%%
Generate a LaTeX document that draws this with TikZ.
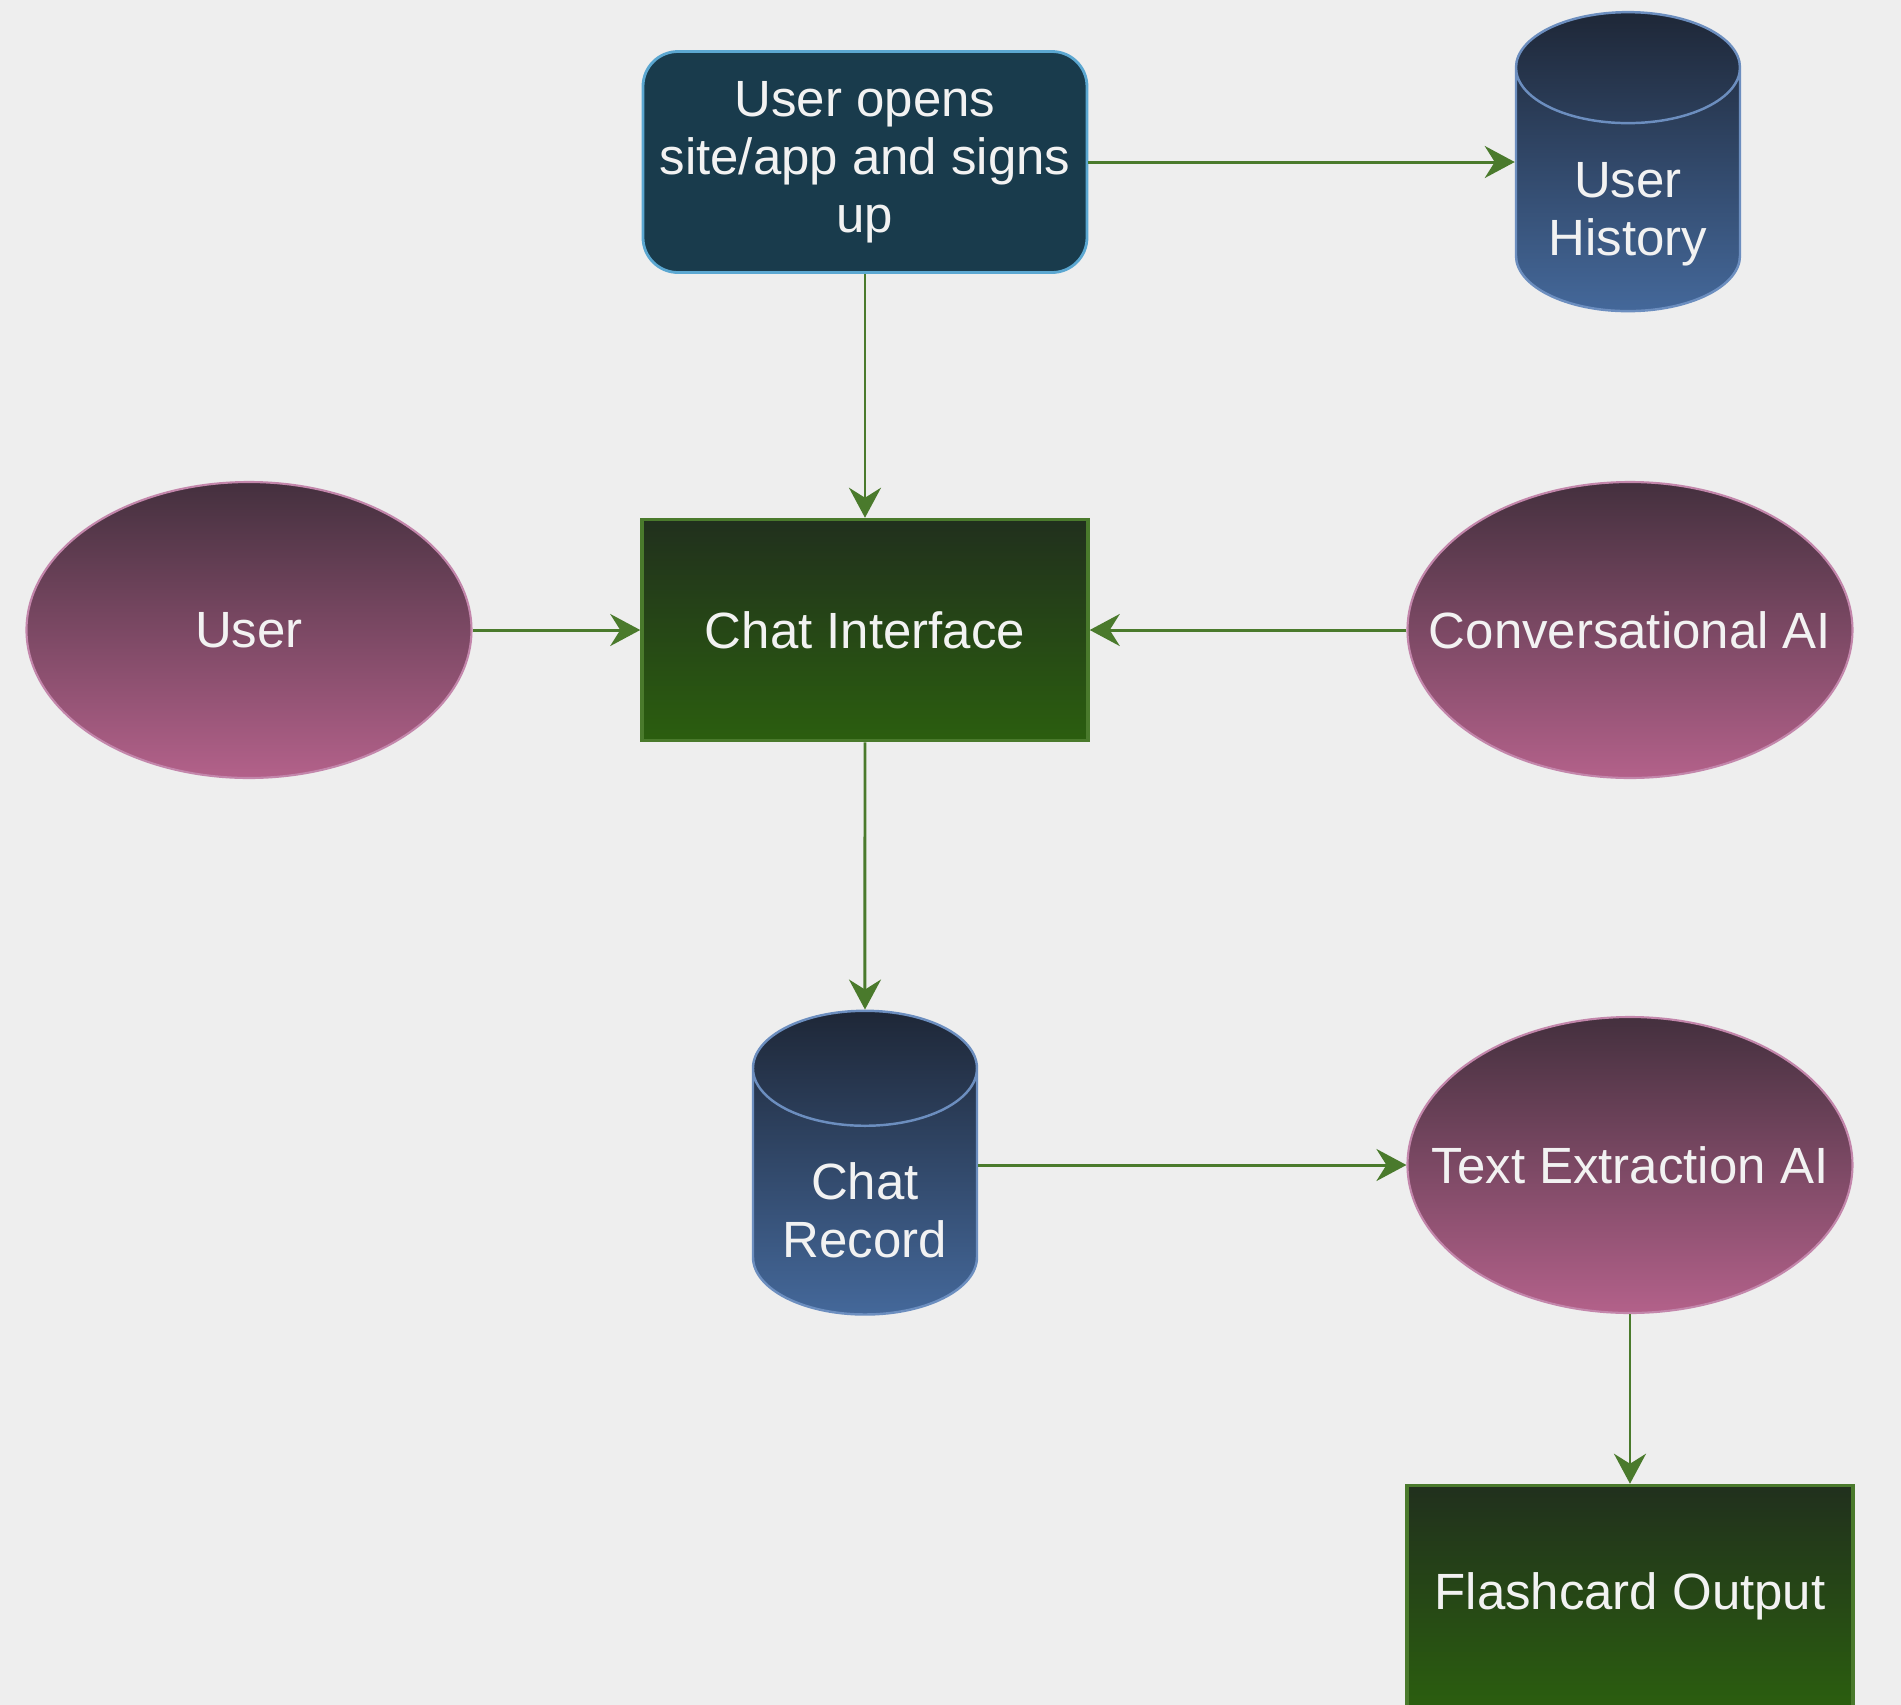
\documentclass[tikz,border=0pt]{standalone}
\usepackage{fontspec}
\setmainfont{Liberation Sans}
\usetikzlibrary{shapes,arrows.meta,positioning}

\definecolor{pagebg}{HTML}{EEEEEE}
\definecolor{flowgreen}{HTML}{4A7A2C}
\definecolor{labeltext}{HTML}{F2F2F2}
\definecolor{startfill}{HTML}{193B4C}
\definecolor{startline}{HTML}{5BA7D1}
\definecolor{agenttop}{HTML}{44303E}
\definecolor{agentbot}{HTML}{B3618A}
\definecolor{agentline}{HTML}{C386AB}
\definecolor{dbtop}{HTML}{1E2737}
\definecolor{dbbot}{HTML}{44689A}
\definecolor{dbline}{HTML}{6C8EBF}
\definecolor{blocktop}{HTML}{21301D}
\definecolor{blockbot}{HTML}{2B5E0F}

\tikzstyle{line} = [draw, flowgreen, line width=0.85pt, -{Stealth[length=3mm, width=3.2mm, inset=1mm]}]
\tikzstyle{label} = [text=labeltext, align=center, font=\fontsize{14.5}{16.5}\selectfont]
\tikzstyle{block} = [label, draw=flowgreen, line width=1pt, rectangle, top color=blocktop, bottom color=blockbot, minimum width=4.46cm, minimum height=2.21cm]
\tikzstyle{cloud} = [label, draw=startline, line width=0.8pt, rectangle, rounded corners=0.35cm, fill=startfill, minimum width=4.44cm, minimum height=2.21cm]
\tikzstyle{agent} = [label, draw=agentline, line width=0.6pt, ellipse, inner sep=0pt, top color=agenttop, bottom color=agentbot, minimum width=4.45cm, minimum height=2.96cm]
% fixed text box keeps the body length and puts the label low in the body
\tikzstyle{db} = [label, draw=dbline, line width=0.7pt, cylinder, shape border rotate=90, aspect=0.7, inner sep=0pt, text height=1.3cm, text depth=0cm, top color=dbtop, bottom color=dbbot, minimum width=2.24cm, minimum height=2.99cm]

\begin{document}
\begin{tikzpicture}[node distance=4.68cm, auto]
        \path[use as bounding box, fill=pagebg] (-8.65,1.62) rectangle (10.36,-15.43);
        \node[cloud] (signup) {User opens\\site/app and signs\\up};
        \node[db, right of=signup, node distance=7.63cm, yshift=-0.28cm] (history) {User\\History};
        \node[block, below of=signup] (chat) {Chat Interface};
        \node[agent, left of=chat, node distance=6.16cm] (user) {User};
        \node[agent, right of=chat, node distance=7.65cm] (convai) {\makebox[0pt]{Conversational AI}};
        \node[db, below of=chat, node distance=5.62cm] (record) {Chat\\Record};
        \node[agent, below of=convai, node distance=5.35cm] (extract) {\makebox[0pt]{Text Extraction AI}};
        \node[block, below of=extract, node distance=4.31cm] (flash) {Flashcard Output};
        \path[line] (signup.east) -- (signup.east -| history.west);
        \path[line] (signup) -- (chat);
        \path[line] (user) -- (chat);
        \path[line] (convai) -- (chat);
        \path[line] (chat) -- (record);
        \path[line] (record.east |- extract.west) -- (extract.west);
        \path[line] (extract) -- (flash);
    \end{tikzpicture}
\end{document}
%%
— TO BE DONE —
Quote the material word for word, dropping any images it holds.

— OUTPUT BELOW —
Generate a LaTeX document that draws this with TikZ.
\documentclass[tikz,border=0pt]{standalone}
\usepackage{fontspec}
\setmainfont{Liberation Sans}
\usetikzlibrary{shapes,arrows.meta,positioning}

\definecolor{pagebg}{HTML}{EEEEEE}
\definecolor{flowgreen}{HTML}{4A7A2C}
\definecolor{labeltext}{HTML}{F2F2F2}
\definecolor{startfill}{HTML}{193B4C}
\definecolor{startline}{HTML}{5BA7D1}
\definecolor{agenttop}{HTML}{44303E}
\definecolor{agentbot}{HTML}{B3618A}
\definecolor{agentline}{HTML}{C386AB}
\definecolor{dbtop}{HTML}{1E2737}
\definecolor{dbbot}{HTML}{44689A}
\definecolor{dbline}{HTML}{6C8EBF}
\definecolor{blocktop}{HTML}{21301D}
\definecolor{blockbot}{HTML}{2B5E0F}

\tikzstyle{line} = [draw, flowgreen, line width=0.85pt, -{Stealth[length=3mm, width=3.2mm, inset=1mm]}]
\tikzstyle{label} = [text=labeltext, align=center, font=\fontsize{14.5}{16.5}\selectfont]
\tikzstyle{block} = [label, draw=flowgreen, line width=1pt, rectangle, top color=blocktop, bottom color=blockbot, minimum width=4.46cm, minimum height=2.21cm]
\tikzstyle{cloud} = [label, draw=startline, line width=0.8pt, rectangle, rounded corners=0.35cm, fill=startfill, minimum width=4.44cm, minimum height=2.21cm]
\tikzstyle{agent} = [label, draw=agentline, line width=0.6pt, ellipse, inner sep=0pt, top color=agenttop, bottom color=agentbot, minimum width=4.45cm, minimum height=2.96cm]
% fixed text box keeps the body length and puts the label low in the body
\tikzstyle{db} = [label, draw=dbline, line width=0.7pt, cylinder, shape border rotate=90, aspect=0.7, inner sep=0pt, text height=1.3cm, text depth=0cm, top color=dbtop, bottom color=dbbot, minimum width=2.24cm, minimum height=2.99cm]

\begin{document}
\begin{tikzpicture}[node distance=4.68cm, auto]
        \path[use as bounding box, fill=pagebg] (-8.65,1.62) rectangle (10.36,-15.43);
        \node[cloud] (signup) {User opens\\site/app and signs\\up};
        \node[db, right of=signup, node distance=7.63cm, yshift=-0.28cm] (history) {User\\History};
        \node[block, below of=signup] (chat) {Chat Interface};
        \node[agent, left of=chat, node distance=6.16cm] (user) {User};
        \node[agent, right of=chat, node distance=7.65cm] (convai) {\makebox[0pt]{Conversational AI}};
        \node[db, below of=chat, node distance=5.62cm] (record) {Chat\\Record};
        \node[agent, below of=convai, node distance=5.35cm] (extract) {\makebox[0pt]{Text Extraction AI}};
        \node[block, below of=extract, node distance=4.31cm] (flash) {Flashcard Output};
        \path[line] (signup.east) -- (signup.east -| history.west);
        \path[line] (signup) -- (chat);
        \path[line] (user) -- (chat);
        \path[line] (convai) -- (chat);
        \path[line] (chat) -- (record);
        \path[line] (record.east |- extract.west) -- (extract.west);
        \path[line] (extract) -- (flash);
    \end{tikzpicture}
\end{document}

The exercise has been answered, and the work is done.